While I don't use hosts_access myself, something you wrote above just caught my eye:
I read that hosts.allow need to see a new line character.
Say, what!!!??!!

OK. I'm going to take a wild guess that you have done some manual edit gyrations with your hosts.* files to add control characters, and that is the root cause of your problem.

Text editors (vi, mg, emacs, vim, ... and the bazillion X-based ones) on Unix-like systems will automatically place newline bytes at the end of a line. As will echo(1), typically used with > or >> in a shell to put text in a file.

It's just a guess, of course.


Now, I don't use hosts_access. Never have, never will. If I want to filter any packets, in -or- out, by IP address, I use PF. That is common practice, best practice, and my recommendation.

PF is most commonly used when OpenBSD is deployed as a router/firewall, but you can use it on destination servers and on workstations. The PF User's Guide, which is part of the FAQ, starts here.

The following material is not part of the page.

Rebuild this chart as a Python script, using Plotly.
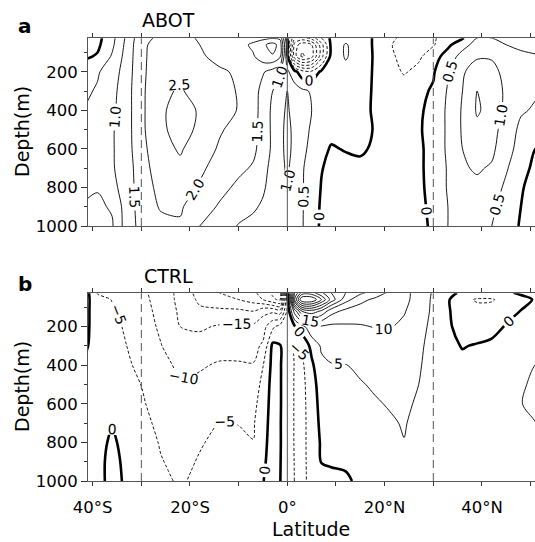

There are many choices for authentication. Both Pubic Key and Challenge/Response (used with s/key) are enabled by default, and I use both. I prefer PKA, because with SSH it is easy and simple to use.
As an example, with OpenSSH's PKA tools, I could give you, and only you, shell access to a server of mine by trading information in this thread, publicly. You would create a key pair on your machine. One key is public, the other, private. You post the public key in the thread. I create an account that authorizes the ssh(1) client that uses that public key (matched mathematically to the private half you keep private), and give you the domain name or IP address of the server. No passwords are shared. Nothing passed between us in private. That public key is tied to your private key, which you keep. Only someone with that private key-half is authorized to use the account, as the authentication is two-way, requiring mathematical proof you have the private key.

You can also protect the key pair with a pass phrase, which should meet any commercial security standards for authentication: two things are needed to log in: 1) something you have -- the private key, and 2) something you know -- the matching passphrase.
I also use s/key, for times where I do not have a private key available -- public computers, other people's computers, whatever. I do not fear keyloggers, even in public settings, because each login requires a unique passphrase. It's a one-time-use pad. I won't type anything private while on them, while logged in, for fear of those keyloggers. But the login? No worries.